To be cut off at one blow from this privilege, and to be deprived of the freedom of the coasting trade, would be ruinous to our commercial interests, and crippling to every other pursuit on which our prosperity is founded.”

Philadelphia Public Ledger, 7 June 1861

*

“…one of the principal reasons why the North is so resolved upon the continued vigorous prosecution of the war, is that her people now know by experience the inestimable value to them of the Southern trade….The mercantile marts of New England and the Middle States will be hopelessly ruined. Nothing can possibly save them except the recovery of that magnificent trade….the people of the North think their only chance of getting back Southern trade–or making our country evermore tributary to their growth and aggrandizement, is to conquer us, hold us as subject provinces, and compel us to resume the former channels of mercantile communication. They freely acknowledge that the war injures them terribly…”

New Orleans Bee, 21 September 1861

dcat said...

Anon --
But you miss the point, and in missing the point, you continue to show a level of obtuseness that I cannot help but think must have been willful.
The North fought the war because war was waged on the North. And so when you assert "that's what the war was about," you get it 100% wrong. The war was fought because the South wanted to fight a war. The war was "about" wghatever the South's war effort was about as the instigators of the conflict. And the historical record is clear as to why the South fought: They fought for slavery.

But let's take this on your terms (or, I should say, on the terms of the newspapers you cite, as so far you have not added a single idea to this discussion but instead have engaged in hamhanded Socratic method and an odd smattering of newspapers).

First: yes, the United States (not the North, the United States) had motivation and incentive. You couch this as if it was somehow damning. It's not at all damning, and that you think it is marks you as a rather unsophisticated thinker on matters of war, peace, and foreign policy. Countries have self interest. And once war was declared on the United States, the United States fought to protect that self interest. The only shocking aspect of this would have been had the United states not stepped in to protect its manifest interests.

But more important, why are you citing these newspapers? I'm just curious. because in an era of myriad newspapers, this all seems rather scattershot. But beyond that, it seems to me that you are using the wrong sort of evidence. Newspapers don't prove government motivation. They might make arguments, but if you are making the case as to why the United States waged war, your sources should come from the United States.
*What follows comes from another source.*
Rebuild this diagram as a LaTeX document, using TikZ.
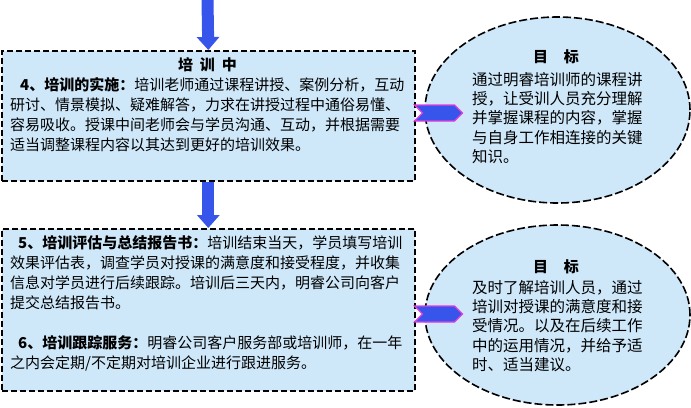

Instead you use newspapers from Cincinnati, Chicago, Cedar Rapids, New York, London, Philadelphia, and New Orleans. That last one is from the South, so let's just say that its motivations may not exactly be pure. Cincinnati, Chicago, and Cedar rapids in 1860? Hardly the places I'm going for the final word on government policy. So the question becomes, do the Philly and New York papers speak for the consensus of newspapers in their own cities? I'd take any bet in which you assert that they do. The London paper citation is just bizarre.

But again, of course the United States had interests involved here. No one has denied that -- you are arguing against a straw man (and somehow are still losing) on that front. but the important issue is that the United States, the Union, the North, fought the Civil war because the Civil war was declared on and brought to it and no backward reading of shoddy evidence is going to change that fact.